Where would we be, had it not been for the great explorers of yesteryears!
History is filled with many explorers who set sail to new places in the process, discovering unknown lands and places. In today’s time of modern technology and communication, it is sometimes hard to believe things that happened in the past. But, yes, there was a time when going from one place to the other and returning back was considered a very adventurous task. These journeys and explorations also lead to some new traditions and customs being created. The post box is one such thing.
Read along to find more trivia on the first unofficial post box.

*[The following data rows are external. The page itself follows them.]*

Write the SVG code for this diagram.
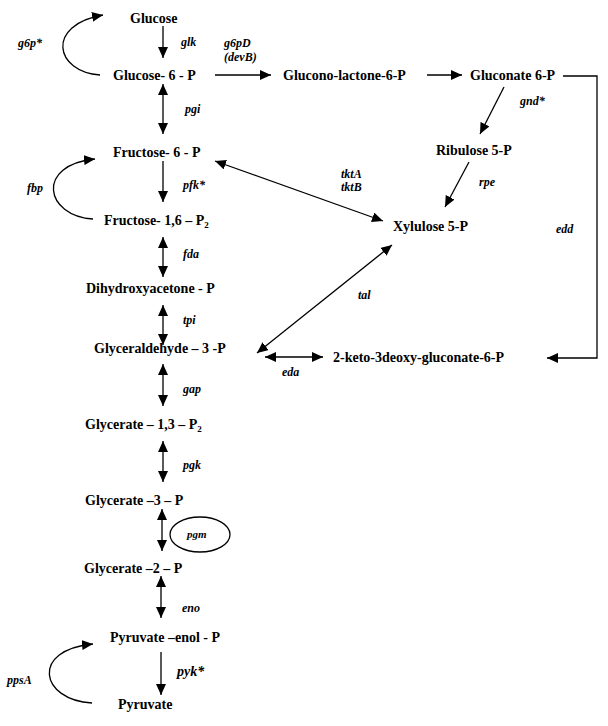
<svg xmlns="http://www.w3.org/2000/svg" width="608" height="726" viewBox="0 0 608 726">
<style>
.n{font-family:"Liberation Serif","Times New Roman",serif;font-weight:bold;font-size:14px;fill:#000}
.l{font-family:"Liberation Serif","Times New Roman",serif;font-weight:bold;font-style:italic;font-size:12px;fill:#000}
.c{stroke:#000;stroke-width:1.3;fill:none}
.s{font-size:9px}
</style>
<defs>
<marker id="ah" markerUnits="userSpaceOnUse" markerWidth="11" markerHeight="10" refX="11" refY="5" orient="auto-start-reverse" viewBox="0 0 11 10">
<path d="M0,0 L11,5 L0,10 z" fill="#000"/>
</marker>
</defs>
<rect width="608" height="726" fill="#fff"/>
<g id="connectors">
<line class="c" x1="163" y1="26" x2="163" y2="58" marker-end="url(#ah)"/>
<line class="c" x1="163" y1="84" x2="163" y2="134" marker-start="url(#ah)" marker-end="url(#ah)"/>
<line class="c" x1="163" y1="161" x2="163" y2="202" marker-end="url(#ah)"/>
<line class="c" x1="163" y1="237" x2="163" y2="277" marker-start="url(#ah)" marker-end="url(#ah)"/>
<line class="c" x1="163" y1="305" x2="163" y2="345" marker-start="url(#ah)" marker-end="url(#ah)"/>
<line class="c" x1="163" y1="364" x2="163" y2="406" marker-start="url(#ah)" marker-end="url(#ah)"/>
<line class="c" x1="163" y1="441" x2="163" y2="482" marker-start="url(#ah)" marker-end="url(#ah)"/>
<line class="c" x1="162" y1="509" x2="162" y2="551" marker-start="url(#ah)" marker-end="url(#ah)"/>
<line class="c" x1="161" y1="576" x2="161" y2="618" marker-start="url(#ah)" marker-end="url(#ah)"/>
<line class="c" x1="161" y1="652" x2="161" y2="695" marker-end="url(#ah)"/>
<path class="c" d="M100,75 C55,72 45,25 103,15" marker-end="url(#ah)"/>
<path class="c" d="M93,219 C45,216 35,165 95,159" marker-end="url(#ah)"/>
<path class="c" d="M92,703 C40,700 30,650 93,644" marker-end="url(#ah)"/>
<line class="c" x1="215" y1="75" x2="271" y2="75" marker-end="url(#ah)"/>
<line class="c" x1="427" y1="75" x2="462" y2="75" marker-end="url(#ah)"/>
<path class="c" d="M563,76 H597 V358 H547" marker-end="url(#ah)"/>
<line class="c" x1="504" y1="87" x2="480" y2="134" marker-end="url(#ah)"/>
<line class="c" x1="469" y1="162" x2="445" y2="207" marker-end="url(#ah)"/>
<line class="c" x1="215" y1="161" x2="383" y2="221" marker-start="url(#ah)" marker-end="url(#ah)"/>
<line class="c" x1="392" y1="245" x2="257" y2="353" marker-start="url(#ah)" marker-end="url(#ah)"/>
<line class="c" x1="265" y1="357" x2="323" y2="357" marker-start="url(#ah)" marker-end="url(#ah)"/>
<ellipse class="c" cx="200" cy="534.5" rx="30" ry="17.5"/>
</g>
<g id="labels">
<text class="l" x="18" y="47">g6p*</text>
<text class="l" x="181" y="46">glk</text>
<text class="l" x="224" y="47">g6pD</text>
<text class="l" x="224" y="61">(devB)</text>
<text class="l" x="185" y="113">pgi</text>
<text class="l" x="183" y="189">pfk*</text>
<text class="l" x="27" y="192">fbp</text>
<text class="l" x="183" y="258">fda</text>
<text class="l" x="183" y="324">tpi</text>
<text class="l" x="183" y="393">gap</text>
<text class="l" x="183" y="469">pgk</text>
<text class="l" x="187" y="538" style="font-size:11px">pgm</text>
<text class="l" x="182" y="612">eno</text>
<text class="l" x="177" y="676" style="font-size:14px">pyk*</text>
<text class="l" x="7" y="684">ppsA</text>
<text class="l" x="520" y="105">gnd*</text>
<text class="l" x="479" y="186">rpe</text>
<text class="l" x="341" y="178">tktA</text>
<text class="l" x="341" y="191">tktB</text>
<text class="l" x="556" y="233">edd</text>
<text class="l" x="358" y="299">tal</text>
<text class="l" x="282" y="376">eda</text>
</g>
<g id="glucose"><text class="n" x="130" y="23">Glucose</text></g>
<g id="glucose6p"><text class="n" x="113" y="80">Glucose- 6 - P</text></g>
<g id="gluconolactone6p"><text class="n" x="283" y="80">Glucono-lactone-6-P</text></g>
<g id="gluconate6p"><text class="n" x="470" y="80">Gluconate 6-P</text></g>
<g id="ribulose5p"><text class="n" x="436" y="155">Ribulose 5-P</text></g>
<g id="fructose6p"><text class="n" x="113" y="157">Fructose- 6 - P</text></g>
<g id="fructose16p2"><text class="n" x="104" y="225">Fructose- 1,6 – P<tspan class="s" dy="3">2</tspan></text></g>
<g id="xylulose5p"><text class="n" x="393" y="231">Xylulose 5-P</text></g>
<g id="dhap"><text class="n" x="86" y="293">Dihydroxyacetone - P</text></g>
<g id="g3p"><text class="n" x="94" y="353">Glyceraldehyde – 3 -P</text></g>
<g id="kdpg"><text class="n" x="333" y="362">2-keto-3deoxy-gluconate-6-P</text></g>
<g id="glycerate13p2"><text class="n" x="85" y="429">Glycerate – 1,3 – P<tspan class="s" dy="3">2</tspan></text></g>
<g id="glycerate3p"><text class="n" x="85" y="505">Glycerate –3 – P</text></g>
<g id="glycerate2p"><text class="n" x="84" y="573">Glycerate –2 – P</text></g>
<g id="pep"><text class="n" x="110" y="642">Pyruvate –enol - P</text></g>
<g id="pyruvate"><text class="n" x="118" y="709">Pyruvate</text></g>
</svg>
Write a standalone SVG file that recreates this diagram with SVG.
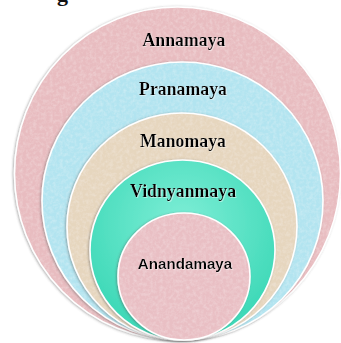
<svg xmlns="http://www.w3.org/2000/svg" width="341" height="343" viewBox="0 0 341 343">
  <style>
    .ring { stroke: #ffffff; stroke-width: 1.6; filter: url(#tex); }
    .smooth { stroke: #ffffff; stroke-width: 1.6; filter: url(#plain); }
    .lbl { font-family: "Liberation Serif", "Times New Roman", serif; font-weight: bold; font-size: 17.8px; fill: #000000; text-anchor: middle; filter: url(#tshadow); }
    .lbl2 { font-family: "Liberation Sans", Arial, sans-serif; font-weight: bold; font-size: 15.2px; fill: #000000; text-anchor: middle; filter: url(#tshadow); }
  </style>
  <defs>
    <filter id="tex" x="-5%" y="-5%" width="110%" height="110%">
      <feTurbulence type="fractalNoise" baseFrequency="0.3" numOctaves="3" seed="4" result="t"/>
      <feColorMatrix in="t" type="matrix" values="0 0 0 0 1  0 0 0 0 1  0 0 0 0 1  0.45 0 0 0 -0.17" result="w"/>
      <feComposite in="w" in2="SourceGraphic" operator="in" result="wi"/>
      <feDropShadow in="SourceGraphic" dx="-1" dy="0.5" stdDeviation="1.2" flood-color="#555555" flood-opacity="0.45" result="sh"/>
      <feMerge>
        <feMergeNode in="sh"/>
        <feMergeNode in="wi"/>
      </feMerge>
    </filter>
    <filter id="plain" x="-5%" y="-5%" width="110%" height="110%">
      <feDropShadow dx="-1" dy="0.5" stdDeviation="1.2" flood-color="#555555" flood-opacity="0.45"/>
    </filter>
    <radialGradient id="teal" cx="50%" cy="35%" r="60%">
      <stop offset="0" stop-color="#7eeed6"/>
      <stop offset="1" stop-color="#3fd9b8"/>
    </radialGradient>
    <filter id="tshadow" x="-10%" y="-30%" width="120%" height="160%">
      <feDropShadow dx="0.8" dy="0.8" stdDeviation="0.6" flood-color="#ffffff" flood-opacity="0.6"/>
    </filter>
  </defs>
  <rect width="341" height="343" fill="#ffffff"/>
  <text x="57" y="1" font-family="Liberation Serif, serif" font-weight="bold" font-size="22px" fill="#111111">g</text>
  <g id="annamaya">
    <ellipse class="ring" cx="177.5" cy="173.5" rx="163" ry="166.5" fill="#e8bcc0"/>
    <text class="lbl" x="184" y="46">Annamaya</text>
  </g>
  <g id="pranamaya">
    <ellipse class="ring" cx="182.5" cy="201" rx="140.5" ry="139" fill="#b2e4f0"/>
    <text class="lbl" x="183" y="95">Pranamaya</text>
  </g>
  <g id="manomaya">
    <ellipse class="ring" cx="182" cy="226.5" rx="115" ry="113.5" fill="#e6d6be"/>
    <text class="lbl" x="183" y="146.5">Manomaya</text>
  </g>
  <g id="vidnyanmaya">
    <ellipse class="smooth" cx="182.5" cy="250" rx="92.5" ry="90" fill="url(#teal)"/>
    <text class="lbl" x="183" y="196.5">Vidnyanmaya</text>
  </g>
  <g id="anandamaya">
    <ellipse class="ring" cx="184" cy="276.5" rx="66" ry="63.5" fill="#e9bfc4"/>
    <text class="lbl2" x="185" y="269">Anandamaya</text>
  </g>
  <g id="connectors"/>
</svg>
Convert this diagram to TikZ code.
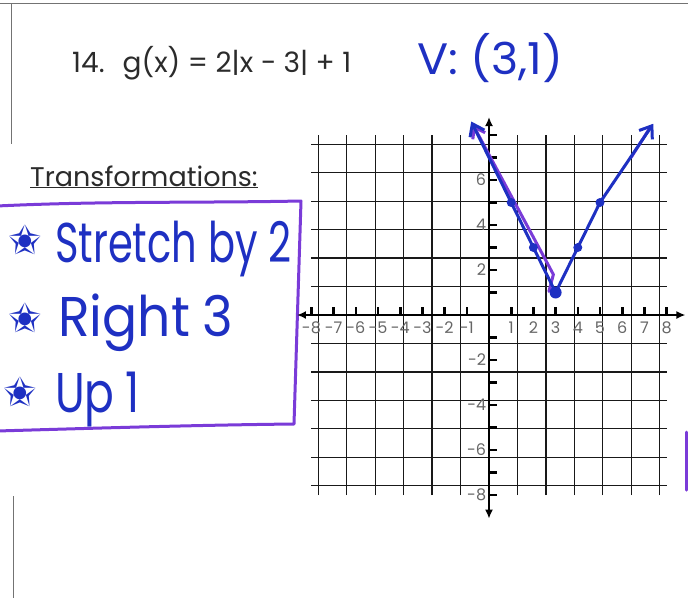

The Portuguese and the Post Box Tree in Mossel Bay, South Africa
Bartolomeu Dias was one of the greatest Portuguese navigator and explorer who led the first European expedition to round the Cape of Good Hope (1488), in the process opening the sea route to Asia via the Atlantic and Indian oceans. He is considered to be the greatest of the Portuguese pioneers who explored the Atlantic during the 15th century.
The story goes that, a few ships which went on an expedition, off the coast of South Africa, during the 1500’s couldn’t manage to stay afloat in a storm. Only one of the ships managed to stay afloat. This ship found shelter in a bay and rode out the storm. The captain of the ship, Pêro de Ataíde, left a letter under a tree in Mossel Bay. He left behind an account of what had happened, detailing the loss of the ships and the fleet. The letter also contained information about the troubles in the eastern seas. The captain put the letter in an old shoe and hung the shoe from a tree, very close to the shore.
In those days it was customary for passing ships to stop on the bay to take on food and fresh water. A year later, when another Portuguese navigator, João da Nova, put in at the very same bay, found the letter in the shoe. João da Nova established a small colony/settlement in this very same place before he left. The people of this colony soon began to use the shoe as a post box. Slowly, even other explorers who stopped by the bay on their way to India began to put letters in the shoe.
This was probably the world’s first unofficial post box! The shoe was used for several years as a post box. The tree on which the shoe was hung, the Milkwood tree, still stands in the town of Mossel Bay in South Africa. This tree is said to be over 600 years old and has been declared a national monument. A post box was also set up under it.
This post box is unlike the other regular post boxes that you see. It is in the shape of a boot/shoe. The letters posted here are franked with a commemorative stamp. The post office tree is one of the town’s biggest tourist attractions.